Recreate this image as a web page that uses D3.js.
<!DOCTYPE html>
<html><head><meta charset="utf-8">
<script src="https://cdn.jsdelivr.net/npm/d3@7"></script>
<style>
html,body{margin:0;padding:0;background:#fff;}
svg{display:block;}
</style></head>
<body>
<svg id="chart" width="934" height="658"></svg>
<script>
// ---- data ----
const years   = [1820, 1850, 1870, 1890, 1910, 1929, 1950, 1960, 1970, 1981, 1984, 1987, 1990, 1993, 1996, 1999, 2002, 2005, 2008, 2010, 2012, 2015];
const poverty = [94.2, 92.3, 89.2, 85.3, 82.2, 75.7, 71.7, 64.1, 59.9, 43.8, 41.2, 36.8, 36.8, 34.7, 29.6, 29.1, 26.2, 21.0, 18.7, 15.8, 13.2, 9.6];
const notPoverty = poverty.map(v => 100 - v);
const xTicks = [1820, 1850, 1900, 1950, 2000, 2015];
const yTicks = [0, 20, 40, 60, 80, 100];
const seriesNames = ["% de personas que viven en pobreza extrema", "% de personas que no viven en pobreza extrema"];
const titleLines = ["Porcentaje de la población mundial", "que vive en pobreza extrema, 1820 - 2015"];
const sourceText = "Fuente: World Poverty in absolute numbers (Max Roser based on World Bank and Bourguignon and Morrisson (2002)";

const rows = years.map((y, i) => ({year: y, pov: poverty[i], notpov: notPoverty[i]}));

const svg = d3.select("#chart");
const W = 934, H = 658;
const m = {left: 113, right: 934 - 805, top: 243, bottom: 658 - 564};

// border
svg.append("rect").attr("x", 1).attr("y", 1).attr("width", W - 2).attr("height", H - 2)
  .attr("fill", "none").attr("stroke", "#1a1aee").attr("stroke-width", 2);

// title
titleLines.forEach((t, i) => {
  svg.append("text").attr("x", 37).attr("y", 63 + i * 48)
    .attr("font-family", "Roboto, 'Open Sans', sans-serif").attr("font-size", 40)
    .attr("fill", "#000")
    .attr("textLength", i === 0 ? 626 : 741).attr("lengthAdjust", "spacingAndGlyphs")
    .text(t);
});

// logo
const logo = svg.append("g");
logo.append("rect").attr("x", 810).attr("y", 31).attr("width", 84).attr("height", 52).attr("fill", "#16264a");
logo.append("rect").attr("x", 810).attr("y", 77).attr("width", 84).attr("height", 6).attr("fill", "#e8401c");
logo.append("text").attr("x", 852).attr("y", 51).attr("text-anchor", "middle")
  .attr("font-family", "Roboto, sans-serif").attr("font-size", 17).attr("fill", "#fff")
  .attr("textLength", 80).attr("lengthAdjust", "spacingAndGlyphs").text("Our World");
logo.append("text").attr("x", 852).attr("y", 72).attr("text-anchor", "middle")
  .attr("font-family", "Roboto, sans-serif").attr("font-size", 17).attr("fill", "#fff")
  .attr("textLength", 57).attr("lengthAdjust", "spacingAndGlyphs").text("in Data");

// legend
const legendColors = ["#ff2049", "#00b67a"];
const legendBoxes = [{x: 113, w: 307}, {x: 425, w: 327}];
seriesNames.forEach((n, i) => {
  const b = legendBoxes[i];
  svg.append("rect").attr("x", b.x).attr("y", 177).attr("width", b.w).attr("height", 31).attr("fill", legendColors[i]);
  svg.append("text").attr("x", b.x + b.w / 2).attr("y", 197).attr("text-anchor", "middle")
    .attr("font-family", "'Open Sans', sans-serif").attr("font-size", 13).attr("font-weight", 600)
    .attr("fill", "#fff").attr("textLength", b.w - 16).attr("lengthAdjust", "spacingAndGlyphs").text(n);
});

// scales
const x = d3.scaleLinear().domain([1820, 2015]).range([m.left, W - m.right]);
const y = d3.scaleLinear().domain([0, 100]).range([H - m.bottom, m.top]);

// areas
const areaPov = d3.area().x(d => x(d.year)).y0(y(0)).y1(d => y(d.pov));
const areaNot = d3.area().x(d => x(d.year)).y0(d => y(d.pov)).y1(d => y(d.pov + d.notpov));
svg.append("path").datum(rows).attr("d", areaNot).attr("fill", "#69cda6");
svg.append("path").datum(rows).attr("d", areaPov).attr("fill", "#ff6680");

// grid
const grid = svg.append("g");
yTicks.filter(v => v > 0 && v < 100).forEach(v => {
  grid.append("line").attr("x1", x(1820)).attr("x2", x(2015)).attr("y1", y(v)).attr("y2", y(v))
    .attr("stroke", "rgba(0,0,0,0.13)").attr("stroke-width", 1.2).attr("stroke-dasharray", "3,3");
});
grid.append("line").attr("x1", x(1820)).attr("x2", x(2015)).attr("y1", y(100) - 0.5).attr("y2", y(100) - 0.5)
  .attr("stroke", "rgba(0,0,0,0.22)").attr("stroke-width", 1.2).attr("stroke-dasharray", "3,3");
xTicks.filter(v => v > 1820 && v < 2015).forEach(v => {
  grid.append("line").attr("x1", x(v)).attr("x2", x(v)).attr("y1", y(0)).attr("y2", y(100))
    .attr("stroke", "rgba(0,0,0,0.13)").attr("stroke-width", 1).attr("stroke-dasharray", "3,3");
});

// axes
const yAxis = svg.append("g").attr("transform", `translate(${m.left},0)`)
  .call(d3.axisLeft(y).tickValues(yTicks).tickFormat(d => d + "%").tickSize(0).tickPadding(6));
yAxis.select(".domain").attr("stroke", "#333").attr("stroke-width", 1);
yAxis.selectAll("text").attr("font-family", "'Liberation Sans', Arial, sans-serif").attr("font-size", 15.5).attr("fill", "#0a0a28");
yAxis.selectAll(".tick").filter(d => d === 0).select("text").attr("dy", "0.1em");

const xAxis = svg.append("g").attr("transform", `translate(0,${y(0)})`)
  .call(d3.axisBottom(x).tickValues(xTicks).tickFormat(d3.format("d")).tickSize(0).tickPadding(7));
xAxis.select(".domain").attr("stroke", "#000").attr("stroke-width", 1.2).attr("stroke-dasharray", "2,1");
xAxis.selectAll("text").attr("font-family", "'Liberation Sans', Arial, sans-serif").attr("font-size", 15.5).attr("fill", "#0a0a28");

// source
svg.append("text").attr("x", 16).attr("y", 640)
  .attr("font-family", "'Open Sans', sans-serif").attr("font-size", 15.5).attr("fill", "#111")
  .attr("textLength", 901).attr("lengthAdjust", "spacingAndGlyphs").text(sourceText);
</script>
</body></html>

-=-=-=-=-

### WHAT IS REQUIRED:
Set out the complete listing exactly as shown.

### RESPONSE TO THE TASK:
Recreate this image as a web page that uses D3.js.
<!DOCTYPE html>
<html><head><meta charset="utf-8">
<script src="https://cdn.jsdelivr.net/npm/d3@7"></script>
<style>
html,body{margin:0;padding:0;background:#fff;}
svg{display:block;}
</style></head>
<body>
<svg id="chart" width="934" height="658"></svg>
<script>
// ---- data ----
const years   = [1820, 1850, 1870, 1890, 1910, 1929, 1950, 1960, 1970, 1981, 1984, 1987, 1990, 1993, 1996, 1999, 2002, 2005, 2008, 2010, 2012, 2015];
const poverty = [94.2, 92.3, 89.2, 85.3, 82.2, 75.7, 71.7, 64.1, 59.9, 43.8, 41.2, 36.8, 36.8, 34.7, 29.6, 29.1, 26.2, 21.0, 18.7, 15.8, 13.2, 9.6];
const notPoverty = poverty.map(v => 100 - v);
const xTicks = [1820, 1850, 1900, 1950, 2000, 2015];
const yTicks = [0, 20, 40, 60, 80, 100];
const seriesNames = ["% de personas que viven en pobreza extrema", "% de personas que no viven en pobreza extrema"];
const titleLines = ["Porcentaje de la población mundial", "que vive en pobreza extrema, 1820 - 2015"];
const sourceText = "Fuente: World Poverty in absolute numbers (Max Roser based on World Bank and Bourguignon and Morrisson (2002)";

const rows = years.map((y, i) => ({year: y, pov: poverty[i], notpov: notPoverty[i]}));

const svg = d3.select("#chart");
const W = 934, H = 658;
const m = {left: 113, right: 934 - 805, top: 243, bottom: 658 - 564};

// border
svg.append("rect").attr("x", 1).attr("y", 1).attr("width", W - 2).attr("height", H - 2)
  .attr("fill", "none").attr("stroke", "#1a1aee").attr("stroke-width", 2);

// title
titleLines.forEach((t, i) => {
  svg.append("text").attr("x", 37).attr("y", 63 + i * 48)
    .attr("font-family", "Roboto, 'Open Sans', sans-serif").attr("font-size", 40)
    .attr("fill", "#000")
    .attr("textLength", i === 0 ? 626 : 741).attr("lengthAdjust", "spacingAndGlyphs")
    .text(t);
});

// logo
const logo = svg.append("g");
logo.append("rect").attr("x", 810).attr("y", 31).attr("width", 84).attr("height", 52).attr("fill", "#16264a");
logo.append("rect").attr("x", 810).attr("y", 77).attr("width", 84).attr("height", 6).attr("fill", "#e8401c");
logo.append("text").attr("x", 852).attr("y", 51).attr("text-anchor", "middle")
  .attr("font-family", "Roboto, sans-serif").attr("font-size", 17).attr("fill", "#fff")
  .attr("textLength", 80).attr("lengthAdjust", "spacingAndGlyphs").text("Our World");
logo.append("text").attr("x", 852).attr("y", 72).attr("text-anchor", "middle")
  .attr("font-family", "Roboto, sans-serif").attr("font-size", 17).attr("fill", "#fff")
  .attr("textLength", 57).attr("lengthAdjust", "spacingAndGlyphs").text("in Data");

// legend
const legendColors = ["#ff2049", "#00b67a"];
const legendBoxes = [{x: 113, w: 307}, {x: 425, w: 327}];
seriesNames.forEach((n, i) => {
  const b = legendBoxes[i];
  svg.append("rect").attr("x", b.x).attr("y", 177).attr("width", b.w).attr("height", 31).attr("fill", legendColors[i]);
  svg.append("text").attr("x", b.x + b.w / 2).attr("y", 197).attr("text-anchor", "middle")
    .attr("font-family", "'Open Sans', sans-serif").attr("font-size", 13).attr("font-weight", 600)
    .attr("fill", "#fff").attr("textLength", b.w - 16).attr("lengthAdjust", "spacingAndGlyphs").text(n);
});

// scales
const x = d3.scaleLinear().domain([1820, 2015]).range([m.left, W - m.right]);
const y = d3.scaleLinear().domain([0, 100]).range([H - m.bottom, m.top]);

// areas
const areaPov = d3.area().x(d => x(d.year)).y0(y(0)).y1(d => y(d.pov));
const areaNot = d3.area().x(d => x(d.year)).y0(d => y(d.pov)).y1(d => y(d.pov + d.notpov));
svg.append("path").datum(rows).attr("d", areaNot).attr("fill", "#69cda6");
svg.append("path").datum(rows).attr("d", areaPov).attr("fill", "#ff6680");

// grid
const grid = svg.append("g");
yTicks.filter(v => v > 0 && v < 100).forEach(v => {
  grid.append("line").attr("x1", x(1820)).attr("x2", x(2015)).attr("y1", y(v)).attr("y2", y(v))
    .attr("stroke", "rgba(0,0,0,0.13)").attr("stroke-width", 1.2).attr("stroke-dasharray", "3,3");
});
grid.append("line").attr("x1", x(1820)).attr("x2", x(2015)).attr("y1", y(100) - 0.5).attr("y2", y(100) - 0.5)
  .attr("stroke", "rgba(0,0,0,0.22)").attr("stroke-width", 1.2).attr("stroke-dasharray", "3,3");
xTicks.filter(v => v > 1820 && v < 2015).forEach(v => {
  grid.append("line").attr("x1", x(v)).attr("x2", x(v)).attr("y1", y(0)).attr("y2", y(100))
    .attr("stroke", "rgba(0,0,0,0.13)").attr("stroke-width", 1).attr("stroke-dasharray", "3,3");
});

// axes
const yAxis = svg.append("g").attr("transform", `translate(${m.left},0)`)
  .call(d3.axisLeft(y).tickValues(yTicks).tickFormat(d => d + "%").tickSize(0).tickPadding(6));
yAxis.select(".domain").attr("stroke", "#333").attr("stroke-width", 1);
yAxis.selectAll("text").attr("font-family", "'Liberation Sans', Arial, sans-serif").attr("font-size", 15.5).attr("fill", "#0a0a28");
yAxis.selectAll(".tick").filter(d => d === 0).select("text").attr("dy", "0.1em");

const xAxis = svg.append("g").attr("transform", `translate(0,${y(0)})`)
  .call(d3.axisBottom(x).tickValues(xTicks).tickFormat(d3.format("d")).tickSize(0).tickPadding(7));
xAxis.select(".domain").attr("stroke", "#000").attr("stroke-width", 1.2).attr("stroke-dasharray", "2,1");
xAxis.selectAll("text").attr("font-family", "'Liberation Sans', Arial, sans-serif").attr("font-size", 15.5).attr("fill", "#0a0a28");

// source
svg.append("text").attr("x", 16).attr("y", 640)
  .attr("font-family", "'Open Sans', sans-serif").attr("font-size", 15.5).attr("fill", "#111")
  .attr("textLength", 901).attr("lengthAdjust", "spacingAndGlyphs").text(sourceText);
</script>
</body></html>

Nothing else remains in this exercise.